With the passing years, I've forgotten the backdrops for contact that we had with Natalya, the agency's Uralsk coordinator. She was the big boss through which everything was processed and approved. I see her now in my mind's eye. She was trim, beautifully dressed, and had a facial structure that was almost architectural. When she spoke Russian, the sound was rapid, forceful and staccato; her English was clear but heavily accented, with the slightly pouty and musical sound that Russian women have. In my imagination, she is always wearing a heavy coat. I don't remember meeting in her office, though we may have. In my memory, she just appears and then blinks out. She was there with the Ministry of Education people. She was at the orphanage once in a while. She was definitely at court. She was there whenever significant money changed hands.

Money. Love may make the world go 'round but money keeps it lubricated. During the first few days that we were in Uralsk, Natalya and Yulia, the most experienced translator, came to see us in the apartment. We had been wearing and sleeping with the money belts for days and, surprising as it sounds, we were looking forward to getting rid of their part of the money and no longer feeling that we were in the midst of a kidnapping drop.

The agency had mentioned in a small note on one of the checklists to bring "new" money. When I went to the bank right before we left the US, I asked for "new" money and the teller gave me a stack that "had just come from the Mint." I didn't think about it again. Turns out that I should have.

The only US bills that are recognized at full value in Kazakhstan are recently printed, not folded, no marks, just like your grandma put in the birthday card, new money. Julia and Natalya took all our money, laid it out on the table and went through it bill by bill. Some bills ended up in the good pile and many more in the bad pile. At the end, the good pile was short of the amount agreed upon for their in-country fees. There was much conversation in Russian periodically punctuated by my English statement, "Well, this is what we have." Eventually, they were able to promote enough money from the bad pile to make up the difference and seemed to be satisfied.

While I was on edge, Terry was strangely placid during this whole scene. Later, I found out that he didn't understand the significance. He thought that we would simply have the driver take us to a bank the next day where we would give them the bills with pen marks and they would give us "new" American money. If you've ever forgotten that currency has value only because a government imbues it with that property, try sitting in an apartment on the Russian border where someone has just carried out the last of your money that is acceptable currency and you don't know how you are going to afford to eat for the length of your stay.
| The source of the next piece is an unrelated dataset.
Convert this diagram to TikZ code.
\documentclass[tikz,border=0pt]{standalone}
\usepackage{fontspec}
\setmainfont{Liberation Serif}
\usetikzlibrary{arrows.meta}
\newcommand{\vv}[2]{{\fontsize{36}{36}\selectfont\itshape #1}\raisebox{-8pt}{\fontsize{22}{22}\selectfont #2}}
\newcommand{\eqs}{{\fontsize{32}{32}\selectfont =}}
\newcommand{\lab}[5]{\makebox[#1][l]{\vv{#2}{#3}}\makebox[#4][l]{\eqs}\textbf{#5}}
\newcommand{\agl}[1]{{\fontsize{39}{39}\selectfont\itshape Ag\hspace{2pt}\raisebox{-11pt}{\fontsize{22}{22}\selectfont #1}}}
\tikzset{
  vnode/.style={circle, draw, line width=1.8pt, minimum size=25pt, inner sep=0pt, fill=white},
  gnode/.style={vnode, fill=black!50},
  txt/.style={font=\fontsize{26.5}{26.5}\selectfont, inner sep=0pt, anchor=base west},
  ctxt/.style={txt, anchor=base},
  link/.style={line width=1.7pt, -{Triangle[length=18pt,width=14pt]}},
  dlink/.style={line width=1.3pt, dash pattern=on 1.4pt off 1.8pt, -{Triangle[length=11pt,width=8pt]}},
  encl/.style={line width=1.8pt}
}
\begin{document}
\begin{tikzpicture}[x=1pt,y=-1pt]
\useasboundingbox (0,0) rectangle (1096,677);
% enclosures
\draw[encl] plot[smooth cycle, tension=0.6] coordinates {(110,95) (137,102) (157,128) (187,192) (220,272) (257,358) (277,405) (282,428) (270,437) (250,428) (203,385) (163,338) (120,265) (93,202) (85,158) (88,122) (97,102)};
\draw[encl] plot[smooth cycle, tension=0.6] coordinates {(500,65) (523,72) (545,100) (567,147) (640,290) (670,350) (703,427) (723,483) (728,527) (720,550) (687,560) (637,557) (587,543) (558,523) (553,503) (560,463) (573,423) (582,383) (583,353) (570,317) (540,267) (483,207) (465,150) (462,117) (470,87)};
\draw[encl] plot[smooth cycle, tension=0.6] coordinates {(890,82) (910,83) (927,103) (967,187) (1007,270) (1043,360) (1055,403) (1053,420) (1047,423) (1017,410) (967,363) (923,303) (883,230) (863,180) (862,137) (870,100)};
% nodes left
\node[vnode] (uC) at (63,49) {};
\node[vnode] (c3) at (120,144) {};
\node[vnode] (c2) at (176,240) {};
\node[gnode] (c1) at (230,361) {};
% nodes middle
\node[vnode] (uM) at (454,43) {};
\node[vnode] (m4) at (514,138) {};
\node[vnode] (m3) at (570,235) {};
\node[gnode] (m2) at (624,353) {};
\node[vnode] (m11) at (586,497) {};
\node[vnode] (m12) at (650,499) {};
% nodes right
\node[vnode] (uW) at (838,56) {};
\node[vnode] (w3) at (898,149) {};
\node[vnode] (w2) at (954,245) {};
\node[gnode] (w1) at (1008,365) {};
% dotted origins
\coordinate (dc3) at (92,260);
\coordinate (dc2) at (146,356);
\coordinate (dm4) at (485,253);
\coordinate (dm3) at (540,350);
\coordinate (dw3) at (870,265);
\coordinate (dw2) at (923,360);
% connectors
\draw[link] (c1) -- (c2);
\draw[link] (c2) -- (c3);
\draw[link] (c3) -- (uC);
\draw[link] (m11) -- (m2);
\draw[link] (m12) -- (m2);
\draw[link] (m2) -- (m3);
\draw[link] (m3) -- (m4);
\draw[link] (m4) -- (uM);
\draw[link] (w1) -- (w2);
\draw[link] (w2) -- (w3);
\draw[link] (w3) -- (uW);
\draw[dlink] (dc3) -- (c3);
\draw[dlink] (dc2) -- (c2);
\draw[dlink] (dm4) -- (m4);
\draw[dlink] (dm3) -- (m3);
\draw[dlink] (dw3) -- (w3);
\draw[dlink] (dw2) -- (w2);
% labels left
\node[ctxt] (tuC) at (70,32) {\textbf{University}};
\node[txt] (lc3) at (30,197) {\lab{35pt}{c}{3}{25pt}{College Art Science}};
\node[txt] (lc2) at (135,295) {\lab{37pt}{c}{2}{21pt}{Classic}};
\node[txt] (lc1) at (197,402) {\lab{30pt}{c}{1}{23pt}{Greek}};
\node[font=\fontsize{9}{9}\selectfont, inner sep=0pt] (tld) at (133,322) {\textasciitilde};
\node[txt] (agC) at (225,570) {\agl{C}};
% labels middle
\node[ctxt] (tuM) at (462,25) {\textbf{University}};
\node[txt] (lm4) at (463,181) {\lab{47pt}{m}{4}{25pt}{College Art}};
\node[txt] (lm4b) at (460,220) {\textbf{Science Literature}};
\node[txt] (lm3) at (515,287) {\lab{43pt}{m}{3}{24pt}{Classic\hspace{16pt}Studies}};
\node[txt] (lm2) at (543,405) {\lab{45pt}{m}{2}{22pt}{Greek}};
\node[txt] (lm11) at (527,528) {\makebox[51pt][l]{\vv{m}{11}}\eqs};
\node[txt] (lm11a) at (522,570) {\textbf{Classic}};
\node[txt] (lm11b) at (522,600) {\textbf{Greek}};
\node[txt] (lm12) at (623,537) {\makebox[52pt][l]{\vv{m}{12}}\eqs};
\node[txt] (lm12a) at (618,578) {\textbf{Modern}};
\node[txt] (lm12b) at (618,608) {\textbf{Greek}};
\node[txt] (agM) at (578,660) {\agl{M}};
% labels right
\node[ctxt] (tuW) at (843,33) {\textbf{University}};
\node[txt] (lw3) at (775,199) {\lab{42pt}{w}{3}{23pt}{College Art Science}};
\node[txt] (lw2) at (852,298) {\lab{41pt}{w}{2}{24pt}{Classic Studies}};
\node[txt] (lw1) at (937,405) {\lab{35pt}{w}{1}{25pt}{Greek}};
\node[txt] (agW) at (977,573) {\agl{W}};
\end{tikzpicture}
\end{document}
A mustache inked on Benjamin Franklin's sage countenance stared back at me as Terry and I had the only argument of our stay. "How can money not be acceptable? It's goddam American money!" "If a Kazakh tourist walks into a bank in Minnesota to hand in a torn tenge note, do you think the bank hands them a new one from the pile of tenge that they have in the back?"

Nightfall interrupted Terry's plan for finding the two women and making them take the "bad" money instead. It was a quiet evening as I painstakingly erased and ironed the best of the remaining bills. And every evening for a week, I operated my money laundry to save what could be salvaged. Inna and Dima "knew a guy" who worked on a street corner and would change the less pristine bills for tenge at a lowered exchange rate. We began to think of him as our personal banker. But even he wouldn't take the bills that were missing a little bit of a corner or where a pen mark was noticeable.

I hear they have credit card machines in Uralsk now. That would have been handy.